Merryl Wyn Davies, BBC’de çalışmış eski bir gazeteci, antropolog
ve yazar. 29 Mayıs Üniversitesi’nce 21 Nisan 2016 tarihinde
düzenlenen ‘Cihad’ konulu bir sempozyuma katılmak için geldiği
İstanbul’da çok önemli açıklamalar yapmış.
Londra merkezli Muslim Institute’ün direktörlüğünü yapan Davies,
Müslüman oluşuyla ilgili [Müslümanlığı seçmenizde sizi etkileyen
şey neydi?] soruyu şöyle cevaplandırmış:
“Okulda Hıristiyanlıkta reform üzerine tarih dersi alıyordum. Bu farklı inançlar yüzünden çok kanlı bir savaşa mal oldu. Aynı dönemde Osmanlı’nın Balkanlar’da yayılışını da okuduk. Bu farklı inançlara hoşgörüyle bakan bir imparatorluğun genişlemesiydi. Çok ilgimi çekti ve İslâma kalıplaşmış anlayışların ötesinde bakmaya çalıştım. Okuduğum ilk şeylerden biri, bir Müslüman kadının hayatıyla ilgiliydi. Sonra İslâm üzerine okumalar yaptım ve entelektüel olarak ikna oldum. Bu yüzden inanıyorum ki insanlar İslâmî değerler ve İslâm düşüncesi konusunda bilgilendikçe, bin yıllardır var olan önyargılara rağmen ilişkilerin dinamiği değişebilir. Ancak Müslümanlar bunu anlatacak bir dil bulduklarında ve kendileri de diyalog sağlanması için üzerlerine düşeni yaptıklarında... Her ne kadar zaman zaman insanın cesareti kırılsa da.” (Konuşan: Afşin Yurdakul, Habertürk g., 27 Nisan 2016)
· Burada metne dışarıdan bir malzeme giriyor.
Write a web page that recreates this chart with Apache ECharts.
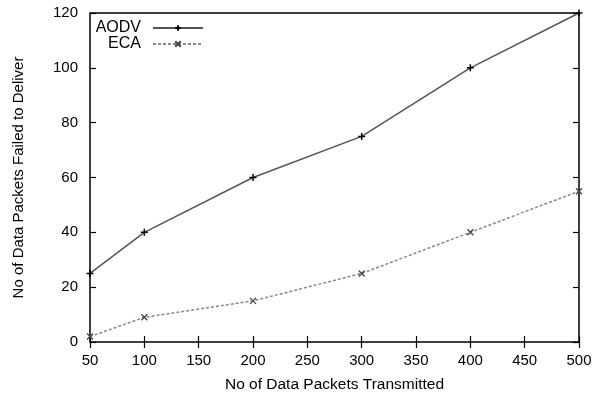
<!DOCTYPE html>
<html>
<head>
<meta charset="utf-8">
<script src="https://cdn.jsdelivr.net/npm/echarts@6/dist/echarts.min.js"></script>
<style>
  html, body { margin: 0; padding: 0; background: #fff; }
  #chart { width: 596px; height: 398px; }
</style>
</head>
<body>
<div id="chart"></div>
<script>
const packetsSent = [50, 100, 200, 300, 400, 500];
const aodvFailed = [25, 40, 60, 75, 100, 120];
const ecaFailed = [2, 9, 15, 25, 40, 55];

const font = 'Liberation Sans, Arial, sans-serif';
const plusSym = 'path://M0,5L10,5M5,0L5,10';
const crossSym = 'path://M0,0L10,10M10,0L0,10';

const pairs = (ys) => packetsSent.map((x, i) => [x, ys[i]]);

const chart = echarts.init(document.getElementById('chart'));

const tickOnly = {
  axisLine: { show: false },
  axisTick: { show: true, inside: true, length: 6, lineStyle: { color: '#000', width: 1.2 } },
  axisLabel: { show: false },
  splitLine: { show: false }
};

chart.setOption({
  animation: false,
  grid: { left: 90, right: 17, top: 13, bottom: 55, show: true, borderColor: '#000', borderWidth: 1.5 },
  legend: {
    orient: 'vertical',
    left: 95,
    top: 20,
    padding: 0,
    align: 'right',
    itemWidth: 50,
    itemHeight: 7,
    itemGap: 0,
    textStyle: { fontFamily: font, fontSize: 16, lineHeight: 16, color: '#000', width: 46, align: 'right', padding: [0, 7, 0, 0] },
    data: ['AODV', 'ECA']
  },
  xAxis: [
    {
      type: 'value', min: 50, max: 500, interval: 50,
      name: 'No of Data Packets Transmitted',
      nameLocation: 'middle', nameGap: 35,
      nameTextStyle: { fontFamily: font, fontSize: 15.5, color: '#000' },
      axisLine: { show: false },
      axisTick: { show: true, inside: true, length: 6, lineStyle: { color: '#000', width: 1.2 } },
      axisLabel: { fontFamily: font, fontSize: 15, color: '#000', margin: 11 },
      splitLine: { show: false }
    },
    Object.assign({ type: 'value', position: 'top', min: 50, max: 500, interval: 50 }, tickOnly)
  ],
  yAxis: [
    {
      type: 'value', min: 0, max: 120, interval: 20,
      name: 'No of Data Packets Failed to Deliver',
      nameLocation: 'middle', nameGap: 64,
      nameTextStyle: { fontFamily: font, fontSize: 15, color: '#000' },
      axisLine: { show: false },
      axisTick: { show: true, inside: true, length: 6, lineStyle: { color: '#000', width: 1.2 } },
      axisLabel: { fontFamily: font, fontSize: 15, color: '#000', margin: 12 },
      splitLine: { show: false }
    },
    Object.assign({ type: 'value', position: 'right', min: 0, max: 120, interval: 20 }, tickOnly)
  ],
  series: [
    {
      name: 'AODV',
      type: 'line',
      data: pairs(aodvFailed),
      symbol: plusSym,
      symbolSize: 7,
      showAllSymbol: true,
      lineStyle: { color: '#555', width: 1.5 },
      itemStyle: { color: 'none', borderColor: '#000', borderWidth: 1.5 }
    },
    {
      name: 'ECA',
      type: 'line',
      data: pairs(ecaFailed),
      symbol: crossSym,
      symbolSize: 6,
      showAllSymbol: true,
      lineStyle: { color: '#888', width: 1.5, type: [3, 2] },
      itemStyle: { color: 'none', borderColor: '#444', borderWidth: 1.3 }
    }
  ]
});
</script>
</body>
</html>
Saatlerce anlatılabilecek bir mesele, kısaca özetlenmiş. Dikkat edilirse, Merryl Wyn Davies hanım Hıristiyanlık konusunda araştırma yaparken Osmanlı ve İslâmı tanımış. Ve çok daha dikkat çekici olan, ‘İslâm düşmanları’nın propagandalarının aksine ‘kadın/hanımlar’ konusunda bir mesele dikkatini çekmiş. Hani, “İslâm kadınlara hak vermiyor” propagandası var ya! Merryl Wyn Davies hanımın beyanı, bu yanlış iddiayı savunanların yüzüne bin tokat vurmuş oluyor.